- _Do this_: Quote the records exactly, starting at the first line and stopping after the line with "const clusterLabelY = [478, 496, 493];"; skip the pictures.

- _Data section_:

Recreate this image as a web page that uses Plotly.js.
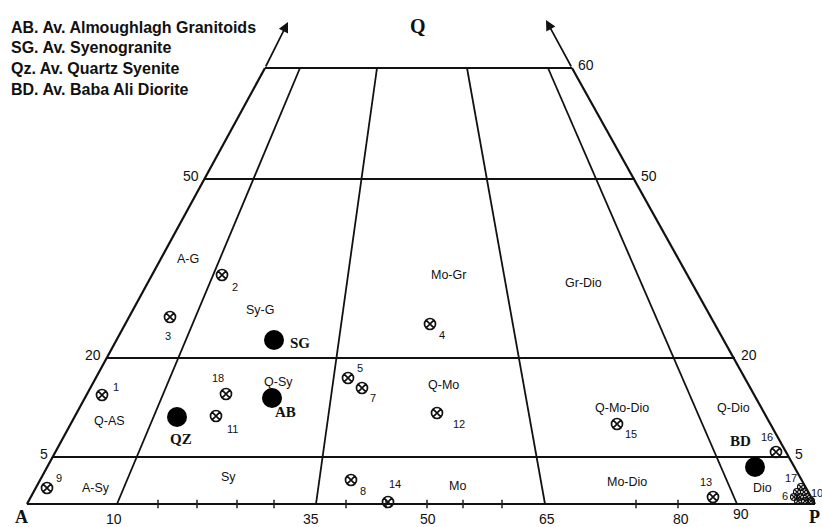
<!DOCTYPE html>
<html><head><meta charset="utf-8">
<script src="https://cdn.plot.ly/plotly-3.0.1.min.js"></script>
<style>html,body{margin:0;padding:0;background:#fff}#chart{width:822px;height:527px}</style>
</head><body><div id="chart"></div>
<script>
// ---- Diagram frame (diagram units) ----
const baseY = 504;
const qLevelLabels = ['5', '20', '50', '60'];
const qLevelY = [457, 358, 179, 68];
const qLeftX = [53, 106, 204, 265];
const qRightX = [789, 735, 635, 572];
const baseCorners = [27, 815];
const divLabels = ['10', '35', '65', '90'];
const divBaseX = [117, 316, 545, 737];
const divTopX = [300, 377, 467, 548];
const baseTickX = [158, 197, 237, 274, 346, 386, 427, 463, 502, 636, 678];
const baseLabels = ['10', '35', '50', '65', '80', '90'];
const baseLabelX = [114, 311, 428, 547, 681, 741];
const baseLabelY = [519, 519, 519, 519, 519, 514];

// ---- Field names ----
const fieldNames = ['A-G', 'Sy-G', 'Mo-Gr', 'Gr-Dio', 'Q-AS', 'Q-Sy', 'Q-Mo', 'Q-Mo-Dio', 'Q-Dio', 'A-Sy', 'Sy', 'Mo', 'Mo-Dio', 'Dio'];
const fieldX = [188, 260, 448, 583, 109, 278, 443, 622, 733, 96, 228, 457, 627, 762];
const fieldY = [259, 310, 275, 283, 421, 382, 385, 408, 408, 488, 477, 486, 482, 488];

// ---- Samples (⊗) ----
const sampleIds = ['1', '2', '3', '4', '5', '7', '18', '11', '12', '15', '16', '13', '8', '14', '9'];
const sampleX = [102, 222, 170, 430, 348, 362, 226, 216, 437, 617, 776, 713, 351, 388, 47];
const sampleY = [395, 275, 317, 324, 378, 388, 394, 416, 413, 424, 452, 497, 480, 502, 488];
const sampleLabelX = [116, 235, 168, 442, 360, 373, 218, 232, 459, 631, 767, 706, 363, 395, 59];
const sampleLabelY = [387, 287, 336, 335, 368, 398, 378, 429, 424, 434, 437, 482, 491, 484, 478];
// cluster of samples 6, 10, 17 near P corner
const clusterX = [801, 797, 804, 794, 800, 807, 798, 805, 811];
const clusterY = [487, 492, 492, 497, 497, 497, 501, 501, 501];
const clusterLabels = ['17', '6', '10'];
const clusterLabelX = [791, 785, 817];
const clusterLabelY = [478, 496, 493];

// ---- Averages (filled) ----
const avgNames = ['QZ', 'AB', 'SG', 'BD'];
const avgX = [177, 272, 274, 755];
const avgY = [417, 398, 340, 467];
const avgLabelX = [181, 285, 300, 740];
const avgLabelY = [439, 412, 343, 441];

const legendLines = ['AB. Av. Almoughlagh Granitoids', 'SG. Av. Syenogranite', 'Qz. Av. Quartz Syenite', 'BD. Av. Baba Ali Diorite'];

// ---- Build line segments ----
const lx = [], ly = [];
function seg(x0, y0, x1, y1) { lx.push(x0, x1, null); ly.push(y0, y1, null); }
seg(baseCorners[0], baseY, baseCorners[1], baseY);
seg(baseCorners[0], baseY, qLeftX[3], qLevelY[3]);
seg(baseCorners[1], baseY, qRightX[3], qLevelY[3]);
for (let i = 0; i < qLevelY.length; i++) seg(qLeftX[i], qLevelY[i], qRightX[i], qLevelY[i]);
const divX = [], divY = [];
for (let i = 0; i < divBaseX.length; i++) { divX.push(divBaseX[i], divTopX[i], null); divY.push(baseY, qLevelY[3], null); }

const traces = [
  {x: lx, y: ly, mode: 'lines', line: {color: '#111', width: 2.2}, hoverinfo: 'skip'},
  {x: divX, y: divY, mode: 'lines', line: {color: '#111', width: 1.8}, hoverinfo: 'skip'},
  {x: baseTickX, y: baseTickX.map(() => baseY), mode: 'markers', marker: {symbol: 'line-ns', size: 6, line: {color: '#222', width: 1.5}}, hoverinfo: 'skip'},
  {x: sampleX, y: sampleY, mode: 'markers', marker: {symbol: 'circle-x-open', size: 11, color: '#111', line: {color: '#111', width: 1.7}}, hoverinfo: 'skip'},
  {x: clusterX, y: clusterY, mode: 'markers', marker: {symbol: 'circle-x-open', size: 7, color: '#111', line: {color: '#111', width: 1.2}}, hoverinfo: 'skip'},
  {x: avgX, y: avgY, mode: 'markers', marker: {symbol: 'circle', size: 20, color: '#000'}, hoverinfo: 'skip'}
];

const ann = [];
function txt(t, x, y, size, family, extra) {
  ann.push(Object.assign({text: t, x: x, y: y, xref: 'x', yref: 'y', showarrow: false, font: {size: size, family: family, color: '#111'}}, extra || {}));
}
const sans = 'Liberation Sans, Arial, sans-serif';
const serif = 'Liberation Serif, Times New Roman, serif';
fieldNames.forEach((n, i) => txt(n, fieldX[i], fieldY[i], 12.5, sans));
sampleIds.forEach((n, i) => txt(n, sampleLabelX[i], sampleLabelY[i], 11, sans));
clusterLabels.forEach((n, i) => txt(n, clusterLabelX[i], clusterLabelY[i], 11, sans));
avgNames.forEach((n, i) => txt('<b>' + n + '</b>', avgLabelX[i], avgLabelY[i], 15, serif));
qLevelLabels.forEach((n, i) => {
  if (i < 3) txt(n, qLeftX[i] - 3, qLevelY[i] - 3, 14, sans, {xanchor: 'right'});
  txt(n, qRightX[i] + 4, qLevelY[i] - 3, 14, sans, {xanchor: 'left'});
});
baseLabels.forEach((n, i) => txt(n, baseLabelX[i], baseLabelY[i], 14, sans));
txt('<b>Q</b>', 418, 26, 20, serif);
txt('<b>A</b>', 21, 517, 18, serif);
txt('<b>P</b>', 822, 517, 18, serif, {xanchor: 'right'});
legendLines.forEach((n, i) => txt('<b>' + n + '</b>', 9, 27 + i * 20.7, 16, sans, {xanchor: 'left'}));
// arrows on the Q edges
ann.push({x: 288, y: 22, ax: qLeftX[3], ay: qLevelY[3], xref: 'x', yref: 'y', axref: 'x', ayref: 'y', showarrow: true, arrowhead: 2, arrowsize: 1.2, arrowwidth: 1.7, arrowcolor: '#111', text: ''});
ann.push({x: 546, y: 20, ax: qRightX[3], ay: qLevelY[3], xref: 'x', yref: 'y', axref: 'x', ayref: 'y', showarrow: true, arrowhead: 2, arrowsize: 1.2, arrowwidth: 1.7, arrowcolor: '#111', text: ''});

const layout = {
  width: 822, height: 527, margin: {l: 0, r: 0, t: 0, b: 0},
  paper_bgcolor: '#fff', plot_bgcolor: '#fff', showlegend: false,
  xaxis: {range: [0, 822], visible: false, fixedrange: true},
  yaxis: {range: [527, 0], visible: false, fixedrange: true},
  annotations: ann
};
Plotly.newPlot('chart', traces, layout, {staticPlot: true, displayModeBar: false});
</script></body></html>
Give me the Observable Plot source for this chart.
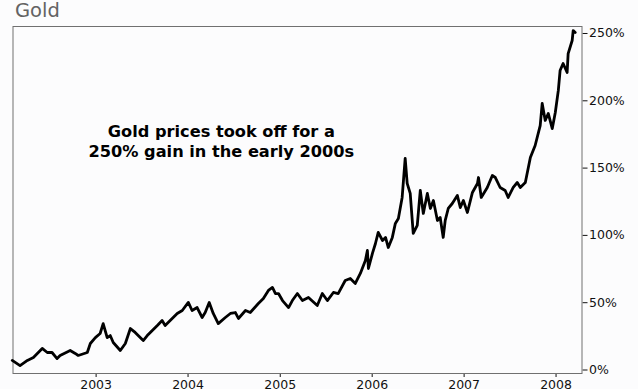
<!DOCTYPE html>
<html>
<head>
<meta charset="utf-8">
<script src="https://cdn.jsdelivr.net/npm/d3@7"></script>
<script src="https://cdn.jsdelivr.net/npm/@observablehq/plot@0.6"></script>
<style>
  html, body { margin: 0; padding: 0; background: #fcfcfd; overflow: hidden; }
  #title { height: 22px; line-height: 22px; padding-left: 15px; font-family: "DejaVu Sans", Verdana, sans-serif; font-size: 19.5px; color: #636363; }
  svg { display: block; }
</style>
</head>
<body>
<div id="title">Gold</div>
<div id="chart"></div>
<script>
const dates = ["2002-02-02","2002-03-05","2002-04-03","2002-04-27","2002-06-01","2002-06-21","2002-07-10","2002-07-30","2002-08-11","2002-09-20","2002-10-10","2002-10-22","2002-11-27","2002-12-09","2002-12-29",
"2003-01-17","2003-01-29","2003-02-14","2003-02-26","2003-03-10","2003-04-07","2003-04-27","2003-05-17","2003-06-05","2003-06-25","2003-07-07","2003-07-23","2003-08-04","2003-09-01","2003-09-20","2003-10-02","2003-10-22","2003-11-19","2003-12-09",
"2004-01-02","2004-01-17","2004-02-06","2004-02-26","2004-03-09","2004-03-25","2004-04-10","2004-04-30","2004-05-28","2004-06-17","2004-07-07","2004-07-19","2004-08-16","2004-09-04","2004-10-06","2004-10-26","2004-11-15","2004-12-01","2004-12-13","2004-12-25",
"2005-01-10","2005-02-03","2005-02-18","2005-03-10","2005-03-30","2005-04-23","2005-05-28","2005-06-17","2005-07-07","2005-07-31","2005-08-19","2005-09-16","2005-10-06","2005-10-26","2005-11-15","2005-12-05","2005-12-13","2005-12-17",
"2006-01-02","2006-01-14","2006-01-25","2006-02-11","2006-02-23","2006-03-06","2006-03-22","2006-04-03","2006-04-15","2006-04-30","2006-05-12","2006-05-20","2006-06-01","2006-06-13","2006-06-29","2006-07-11","2006-07-23","2006-08-08","2006-08-20","2006-09-01","2006-09-17","2006-09-28","2006-10-10","2006-10-18","2006-10-30","2006-11-15","2006-12-05","2006-12-17","2006-12-29",
"2007-01-14","2007-02-03","2007-02-23","2007-02-27","2007-03-10","2007-04-03","2007-04-23","2007-05-05","2007-05-24","2007-06-13","2007-06-25","2007-07-15","2007-07-31","2007-08-12","2007-09-01","2007-09-13","2007-09-21","2007-10-10","2007-10-30","2007-11-07","2007-11-19","2007-12-01","2007-12-17","2007-12-29",
"2008-01-10","2008-01-17","2008-01-29","2008-02-14","2008-02-18","2008-03-05","2008-03-09","2008-03-17"];
const gains = [7.1,3.3,7.1,9.3,16.0,13.0,13.0,8.5,10.8,14.5,12.3,10.8,13.0,19.7,24.1,
27.1,34.5,24.1,25.6,20.4,14.5,19.7,30.8,27.9,24.1,21.9,25.6,27.9,33.1,36.8,33.1,36.8,42.0,44.2,
50.2,44.2,46.4,39.0,42.7,50.2,42.0,34.5,39.0,42.0,42.7,38.3,44.2,42.7,49.4,53.1,59.1,61.3,56.8,56.8,
51.6,46.4,51.6,56.8,51.6,53.9,47.9,56.8,51.6,57.6,56.8,66.5,68.0,64.3,71.7,81.4,88.8,75.4,
86.6,94.0,102.2,96.2,98.5,91.0,98.5,108.9,112.6,128.2,157.2,138.6,131.2,101.5,107.4,133.4,116.3,131.2,120.0,125.9,111.1,113.3,98.5,111.1,120.0,123.7,129.7,120.7,125.9,
117.0,131.9,138.6,143.0,128.2,135.6,144.5,143.0,135.6,133.4,128.2,135.6,139.3,135.6,139.3,150.5,157.9,166.8,181.6,198.0,185.4,190.6,179.4,191.3,
207.7,222.5,227.7,221.0,235.1,244.8,252.2,250.7];
const yTicks = [0, 50, 100, 150, 200, 250];
const xTickYears = [2003, 2004, 2005, 2006, 2007, 2008];
const annotation = "Gold prices took off for a\n250% gain in the early 2000s";

const data = dates.map((d, i) => ({date: new Date(d + "T00:00:00Z"), gain: gains[i]}));
const xTicks = xTickYears.map(y => new Date(Date.UTC(y, 0, 1)));

const chart = Plot.plot({
  width: 638,
  height: 380,
  marginLeft: 12.5,
  marginRight: 56.5,
  marginTop: 4,
  marginBottom: 29,
  style: {fontFamily: "DejaVu Sans, Verdana, sans-serif", fontSize: "12.5px", color: "#111", background: "transparent"},
  x: {
    type: "utc",
    domain: [new Date("2002-02-05T00:00:00Z"), new Date("2008-04-13T00:00:00Z")],
    ticks: xTicks,
    tickFormat: d => String(d.getUTCFullYear()),
    tickSize: 4,
    tickPadding: 3,
    label: null
  },
  y: {
    domain: [-2.6, 255.2],
    ticks: yTicks,
    tickFormat: d => d + "%",
    axis: "right",
    tickSize: 5,
    tickPadding: 2,
    label: null
  },
  marks: [
    Plot.frame({stroke: "#707070", strokeWidth: 1}),
    Plot.line(data, {x: "date", y: "gain", stroke: "#000", strokeWidth: 2.8, strokeLinejoin: "round"}),
    Plot.text([annotation], {x: () => new Date("2004-05-12T00:00:00Z"), y: () => 170.5, text: d => d, fontWeight: "bold", fontSize: 16.2, lineHeight: 1.24, textAnchor: "middle", fill: "#000"})
  ]
});
document.getElementById("chart").appendChild(chart);
</script>
</body>
</html>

- _Result for this exercise_:
Recreate this image as a web page that uses Plotly.js.
<!DOCTYPE html>
<html><head><meta charset="utf-8">
<script src="https://cdn.plot.ly/plotly-3.0.1.min.js"></script>
<style>html,body{margin:0;padding:0;background:#fff}#chart{width:822px;height:527px}</style>
</head><body><div id="chart"></div>
<script>
// ---- Diagram frame (diagram units) ----
const baseY = 504;
const qLevelLabels = ['5', '20', '50', '60'];
const qLevelY = [457, 358, 179, 68];
const qLeftX = [53, 106, 204, 265];
const qRightX = [789, 735, 635, 572];
const baseCorners = [27, 815];
const divLabels = ['10', '35', '65', '90'];
const divBaseX = [117, 316, 545, 737];
const divTopX = [300, 377, 467, 548];
const baseTickX = [158, 197, 237, 274, 346, 386, 427, 463, 502, 636, 678];
const baseLabels = ['10', '35', '50', '65', '80', '90'];
const baseLabelX = [114, 311, 428, 547, 681, 741];
const baseLabelY = [519, 519, 519, 519, 519, 514];

// ---- Field names ----
const fieldNames = ['A-G', 'Sy-G', 'Mo-Gr', 'Gr-Dio', 'Q-AS', 'Q-Sy', 'Q-Mo', 'Q-Mo-Dio', 'Q-Dio', 'A-Sy', 'Sy', 'Mo', 'Mo-Dio', 'Dio'];
const fieldX = [188, 260, 448, 583, 109, 278, 443, 622, 733, 96, 228, 457, 627, 762];
const fieldY = [259, 310, 275, 283, 421, 382, 385, 408, 408, 488, 477, 486, 482, 488];

// ---- Samples (⊗) ----
const sampleIds = ['1', '2', '3', '4', '5', '7', '18', '11', '12', '15', '16', '13', '8', '14', '9'];
const sampleX = [102, 222, 170, 430, 348, 362, 226, 216, 437, 617, 776, 713, 351, 388, 47];
const sampleY = [395, 275, 317, 324, 378, 388, 394, 416, 413, 424, 452, 497, 480, 502, 488];
const sampleLabelX = [116, 235, 168, 442, 360, 373, 218, 232, 459, 631, 767, 706, 363, 395, 59];
const sampleLabelY = [387, 287, 336, 335, 368, 398, 378, 429, 424, 434, 437, 482, 491, 484, 478];
// cluster of samples 6, 10, 17 near P corner
const clusterX = [801, 797, 804, 794, 800, 807, 798, 805, 811];
const clusterY = [487, 492, 492, 497, 497, 497, 501, 501, 501];
const clusterLabels = ['17', '6', '10'];
const clusterLabelX = [791, 785, 817];
const clusterLabelY = [478, 496, 493];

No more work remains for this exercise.